PROVIDED MATERIAL:
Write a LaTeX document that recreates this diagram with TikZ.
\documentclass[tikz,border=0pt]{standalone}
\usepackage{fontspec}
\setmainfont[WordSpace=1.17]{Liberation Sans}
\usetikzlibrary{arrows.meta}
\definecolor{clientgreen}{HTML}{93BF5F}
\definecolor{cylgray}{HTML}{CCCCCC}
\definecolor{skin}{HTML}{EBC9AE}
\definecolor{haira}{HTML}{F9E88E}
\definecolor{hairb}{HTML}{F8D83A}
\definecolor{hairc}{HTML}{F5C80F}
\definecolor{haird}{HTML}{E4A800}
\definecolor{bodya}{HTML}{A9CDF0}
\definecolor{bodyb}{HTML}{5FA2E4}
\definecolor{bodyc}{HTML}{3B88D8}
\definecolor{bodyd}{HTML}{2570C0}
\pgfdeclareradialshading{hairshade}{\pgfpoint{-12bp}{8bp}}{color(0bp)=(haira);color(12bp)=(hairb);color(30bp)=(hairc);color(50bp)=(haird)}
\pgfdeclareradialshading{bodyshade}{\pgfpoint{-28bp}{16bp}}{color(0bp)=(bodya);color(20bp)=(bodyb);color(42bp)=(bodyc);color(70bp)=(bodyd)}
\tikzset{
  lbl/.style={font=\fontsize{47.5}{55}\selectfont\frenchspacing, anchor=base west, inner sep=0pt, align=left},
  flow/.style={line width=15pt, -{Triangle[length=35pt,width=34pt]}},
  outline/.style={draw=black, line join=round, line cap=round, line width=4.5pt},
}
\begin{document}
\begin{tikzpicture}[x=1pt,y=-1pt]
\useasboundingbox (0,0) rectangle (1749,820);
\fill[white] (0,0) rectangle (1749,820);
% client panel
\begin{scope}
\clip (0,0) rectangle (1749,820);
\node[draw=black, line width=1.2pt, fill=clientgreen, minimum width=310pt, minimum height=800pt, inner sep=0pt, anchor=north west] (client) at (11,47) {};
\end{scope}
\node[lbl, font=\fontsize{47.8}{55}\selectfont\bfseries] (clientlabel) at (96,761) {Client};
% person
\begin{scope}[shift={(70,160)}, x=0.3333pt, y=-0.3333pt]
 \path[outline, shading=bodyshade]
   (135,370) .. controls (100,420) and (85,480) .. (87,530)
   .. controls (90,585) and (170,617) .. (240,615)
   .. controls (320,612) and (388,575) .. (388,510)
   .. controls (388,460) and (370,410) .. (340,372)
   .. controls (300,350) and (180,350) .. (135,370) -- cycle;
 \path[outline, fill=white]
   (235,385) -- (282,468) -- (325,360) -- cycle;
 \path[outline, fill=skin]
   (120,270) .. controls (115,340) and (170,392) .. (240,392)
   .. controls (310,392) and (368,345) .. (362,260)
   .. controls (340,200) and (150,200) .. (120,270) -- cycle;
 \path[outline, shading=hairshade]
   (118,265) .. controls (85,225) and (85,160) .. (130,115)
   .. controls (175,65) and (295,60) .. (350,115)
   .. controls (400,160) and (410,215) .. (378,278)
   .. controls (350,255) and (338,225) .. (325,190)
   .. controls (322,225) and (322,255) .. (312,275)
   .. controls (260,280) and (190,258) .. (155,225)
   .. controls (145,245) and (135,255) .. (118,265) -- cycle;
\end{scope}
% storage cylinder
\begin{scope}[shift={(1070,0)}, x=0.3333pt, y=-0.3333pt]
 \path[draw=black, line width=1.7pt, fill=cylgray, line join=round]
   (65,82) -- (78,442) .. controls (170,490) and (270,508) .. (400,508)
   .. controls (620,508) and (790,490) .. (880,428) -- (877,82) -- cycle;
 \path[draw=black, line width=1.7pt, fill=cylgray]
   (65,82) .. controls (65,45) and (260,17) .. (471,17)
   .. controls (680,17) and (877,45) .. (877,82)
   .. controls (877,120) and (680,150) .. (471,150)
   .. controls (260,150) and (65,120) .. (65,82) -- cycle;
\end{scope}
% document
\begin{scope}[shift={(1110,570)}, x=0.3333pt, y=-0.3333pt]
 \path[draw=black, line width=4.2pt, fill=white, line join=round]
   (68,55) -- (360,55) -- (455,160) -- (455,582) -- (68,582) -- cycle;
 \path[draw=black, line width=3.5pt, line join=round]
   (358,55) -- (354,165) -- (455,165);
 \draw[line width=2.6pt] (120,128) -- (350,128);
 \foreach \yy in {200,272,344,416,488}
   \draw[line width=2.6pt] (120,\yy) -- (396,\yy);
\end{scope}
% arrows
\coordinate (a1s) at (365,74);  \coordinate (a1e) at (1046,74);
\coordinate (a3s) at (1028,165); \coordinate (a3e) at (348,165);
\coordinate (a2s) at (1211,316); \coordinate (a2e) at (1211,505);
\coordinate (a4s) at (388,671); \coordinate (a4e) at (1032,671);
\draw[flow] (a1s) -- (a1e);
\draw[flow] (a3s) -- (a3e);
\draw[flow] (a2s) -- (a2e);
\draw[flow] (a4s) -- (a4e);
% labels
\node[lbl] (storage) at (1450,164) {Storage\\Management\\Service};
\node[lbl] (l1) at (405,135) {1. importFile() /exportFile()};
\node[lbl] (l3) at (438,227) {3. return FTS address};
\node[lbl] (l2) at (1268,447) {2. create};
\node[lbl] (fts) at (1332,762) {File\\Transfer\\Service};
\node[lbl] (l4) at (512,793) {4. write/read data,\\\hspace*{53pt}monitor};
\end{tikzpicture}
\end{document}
* * *
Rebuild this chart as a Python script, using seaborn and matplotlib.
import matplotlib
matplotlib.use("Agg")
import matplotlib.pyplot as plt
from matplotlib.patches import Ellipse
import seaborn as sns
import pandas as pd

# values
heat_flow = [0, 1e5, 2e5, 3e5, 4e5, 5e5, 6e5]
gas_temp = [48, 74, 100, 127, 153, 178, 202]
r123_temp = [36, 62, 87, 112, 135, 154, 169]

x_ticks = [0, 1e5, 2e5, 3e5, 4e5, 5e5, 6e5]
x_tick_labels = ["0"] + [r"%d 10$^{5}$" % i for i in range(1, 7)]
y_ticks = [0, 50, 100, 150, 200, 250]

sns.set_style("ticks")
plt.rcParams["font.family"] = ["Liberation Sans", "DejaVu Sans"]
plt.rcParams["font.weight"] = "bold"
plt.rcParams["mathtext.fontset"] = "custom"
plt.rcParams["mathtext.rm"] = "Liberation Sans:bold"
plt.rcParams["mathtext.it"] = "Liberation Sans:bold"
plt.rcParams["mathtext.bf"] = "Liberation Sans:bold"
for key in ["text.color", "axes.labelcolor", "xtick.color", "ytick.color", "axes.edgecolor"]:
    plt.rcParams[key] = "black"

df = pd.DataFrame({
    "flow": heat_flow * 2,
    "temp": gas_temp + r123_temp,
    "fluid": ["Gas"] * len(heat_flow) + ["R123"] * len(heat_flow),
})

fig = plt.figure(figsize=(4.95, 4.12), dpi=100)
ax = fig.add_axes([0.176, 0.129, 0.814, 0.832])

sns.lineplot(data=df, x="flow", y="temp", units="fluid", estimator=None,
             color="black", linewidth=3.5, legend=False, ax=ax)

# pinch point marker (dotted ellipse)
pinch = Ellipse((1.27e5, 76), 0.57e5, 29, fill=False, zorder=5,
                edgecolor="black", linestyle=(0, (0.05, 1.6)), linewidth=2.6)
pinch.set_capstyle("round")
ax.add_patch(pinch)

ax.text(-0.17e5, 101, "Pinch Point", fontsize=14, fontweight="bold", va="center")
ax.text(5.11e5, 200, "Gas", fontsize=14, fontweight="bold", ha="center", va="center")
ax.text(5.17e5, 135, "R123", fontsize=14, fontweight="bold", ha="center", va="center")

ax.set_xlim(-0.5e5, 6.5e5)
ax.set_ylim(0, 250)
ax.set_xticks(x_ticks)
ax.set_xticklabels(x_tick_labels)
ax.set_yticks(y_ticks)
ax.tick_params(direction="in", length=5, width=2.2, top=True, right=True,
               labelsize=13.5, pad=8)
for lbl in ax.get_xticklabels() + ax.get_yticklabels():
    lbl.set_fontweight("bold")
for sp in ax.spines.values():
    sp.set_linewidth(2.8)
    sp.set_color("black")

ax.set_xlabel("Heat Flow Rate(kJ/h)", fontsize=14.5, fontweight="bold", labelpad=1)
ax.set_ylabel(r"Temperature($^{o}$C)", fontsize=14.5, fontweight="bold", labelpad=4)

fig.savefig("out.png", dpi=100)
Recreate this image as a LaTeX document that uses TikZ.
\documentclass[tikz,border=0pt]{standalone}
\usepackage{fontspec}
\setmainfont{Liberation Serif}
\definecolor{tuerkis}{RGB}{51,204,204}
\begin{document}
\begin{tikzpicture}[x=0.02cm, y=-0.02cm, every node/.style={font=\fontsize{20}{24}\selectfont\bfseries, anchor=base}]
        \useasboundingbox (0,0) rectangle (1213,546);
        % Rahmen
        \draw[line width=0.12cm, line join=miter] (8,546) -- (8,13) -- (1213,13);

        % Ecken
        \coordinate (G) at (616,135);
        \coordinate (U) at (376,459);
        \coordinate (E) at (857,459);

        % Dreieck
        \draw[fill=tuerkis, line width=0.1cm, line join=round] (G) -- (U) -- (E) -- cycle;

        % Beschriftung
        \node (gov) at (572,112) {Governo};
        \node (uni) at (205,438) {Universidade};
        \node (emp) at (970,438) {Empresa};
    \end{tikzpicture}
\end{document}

WRITTEN PROBLEM: Copy out all lines above that include the string "LaTeX".

EXERCISE RESULT:
Write a LaTeX document that recreates this diagram with TikZ.
Recreate this image as a LaTeX document that uses TikZ.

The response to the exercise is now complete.